The author of this book is often referred to as the pioneer of the Islamization of psychology. His famous paper “Muslim Psychologists in the Lizard’s Hole,” read at the 1976 Annual Conference of the Association of Muslim Social Scientists in Indianapolis, USA, and his best selling book, The Dilemma of Muslim Psychologists, published in London in 1978, have inspired many to refuse to uncritically accept Western psychological theories and practices and to revise them according to the Islamic worldview. The dilemma was reprinted many times and has been translated into Arabic, Turkish, Malay and Indonesian.
Born in Sudan in 1932, Professor Malik Badri received his BA. (with distinction) and his M. A. from the American University of Beirut and his Ph.D. from the University of Leicester, England. He holds a Postdoctoral Certificate of Clinical Psychology from the Department of Psychiatry of the Middlesex Hospital Medical School of London University, and is a Fellow and Chartered Psychologist of the British Psychological Society. He has been a Clinical Fellow of the Behaviour Therapy and Research Society founded by J. Wolpe since 1985, and is currently Professor of Psychology at ISTAC in Kuala Lumpur.

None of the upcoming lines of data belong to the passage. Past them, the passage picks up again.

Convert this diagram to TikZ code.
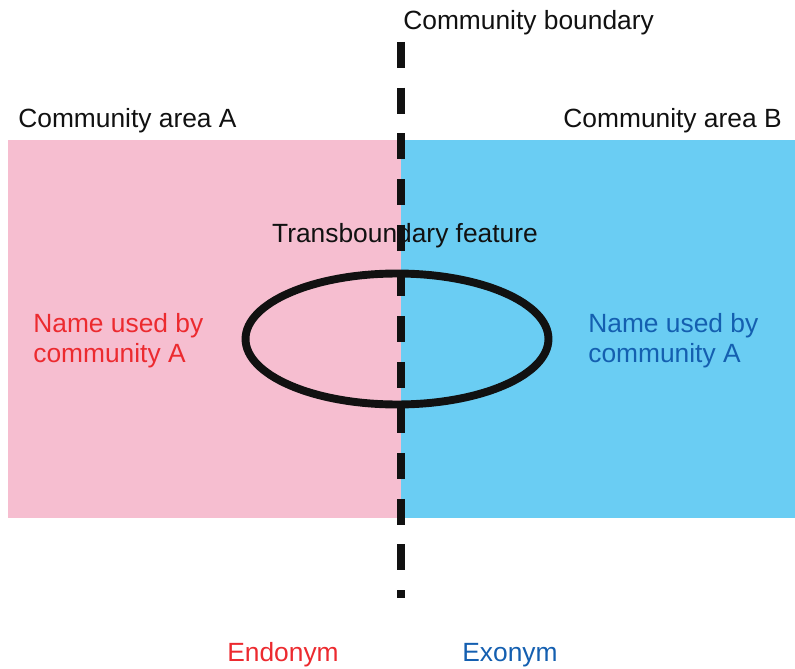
\documentclass[tikz,border=0pt]{standalone}
\usepackage{fontspec}
\setmainfont{Liberation Sans}
\usetikzlibrary{positioning,shapes.geometric}
\definecolor{endofill}{HTML}{F6BED0}
\definecolor{exofill}{HTML}{6ACDF3}
\definecolor{endotext}{HTML}{EC2A2F}
\definecolor{exotext}{HTML}{145FB0}
\definecolor{ink}{HTML}{111111}
\tikzset{
  area/.style     = {draw=none, inner sep=0pt, anchor=north west},
  lbl/.style      = {font=\fontsize{15}{17}\selectfont, inner sep=0pt, text=ink},
  usedname/.style = {font=\fontsize{15}{17}\selectfont, inner sep=0pt, align=left},
  border/.style   = {draw=ink, line width=4pt, dash pattern=on 14.7pt off 11.3pt},
}

\begin{document}
\begin{tikzpicture}[x=0.02cm, y=-0.02cm]
    \useasboundingbox (0,0) rectangle (795,669);
    % the two community areas
    \node[area, fill=endofill, minimum width=7.86cm, minimum height=7.56cm] (areaA) at (8,140) {};
    \node[area, fill=exofill, minimum width=7.88cm, minimum height=7.56cm] (areaB) at (401,140) {};
    \node[lbl, anchor=west] (labA) at (18,121) {Community area A};
    \node[lbl, anchor=east] (labB) at (782,121) {Community area B};
    % boundary line
    \coordinate (btop) at (401,42);
    \coordinate (bbot) at (401,598);
    \node[lbl, anchor=west] (labbound) at (403,23) {Community boundary};
    % the feature
    \node[ellipse, draw=ink, line width=4.5pt, minimum width=6.06cm, minimum height=2.62cm,
          inner sep=0pt] (feature) at (397,339) {};
    \draw[border] (btop) -- (bbot);
    \node[lbl] (labfeat) at (405,236) {Transboundary feature};
    % names
    \node[usedname, text=endotext, anchor=west] (nameA) at (33,341) {Name used by\\community A};
    \node[usedname, text=exotext, anchor=west] (nameB) at (588,341) {Name used by\\community A};
    \node[lbl, text=endotext] (endo) at (283,655) {Endonym};
    \node[lbl, text=exotext] (exo) at (510,655) {Exonym};
\end{tikzpicture}
\end{document}
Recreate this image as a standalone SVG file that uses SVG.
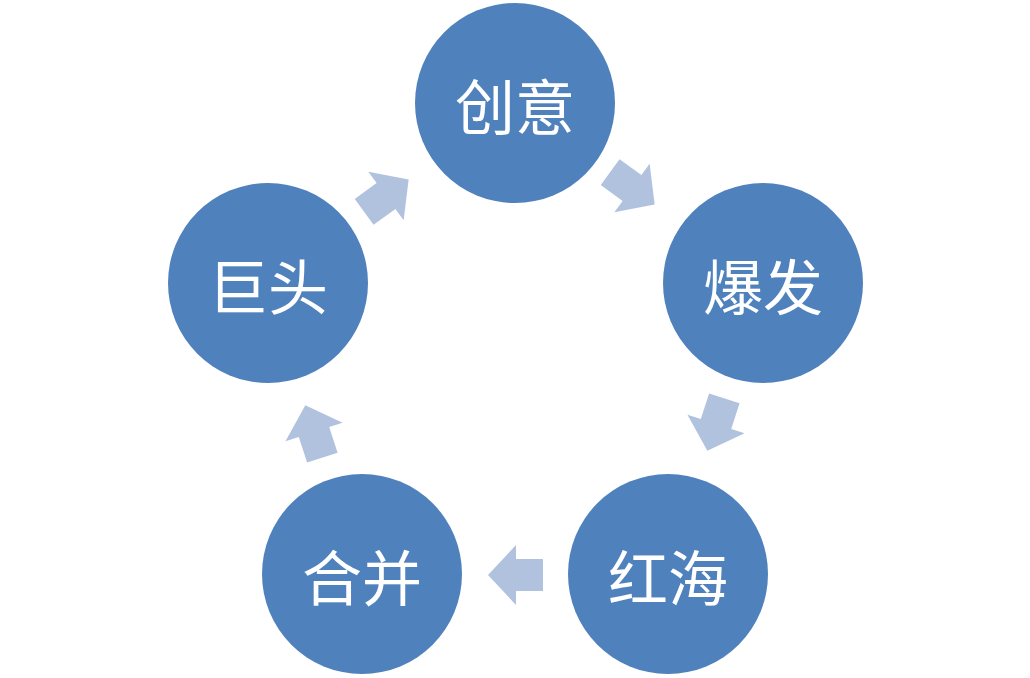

Professor Badri founded a number of counselling centres, psychological clinics and departments of psychology in various universities in the Middle East and Africa. He is Honorary and Founding President of the Sudanese Psychological Society and President of the International Association of Muslim Psychologists. He has also been a UNESCO Expert in psychology and a WHO panel member (elected expert in the Committee on Traditional Medical Practices) and co‑author of two studies on mental health problems in developing countries.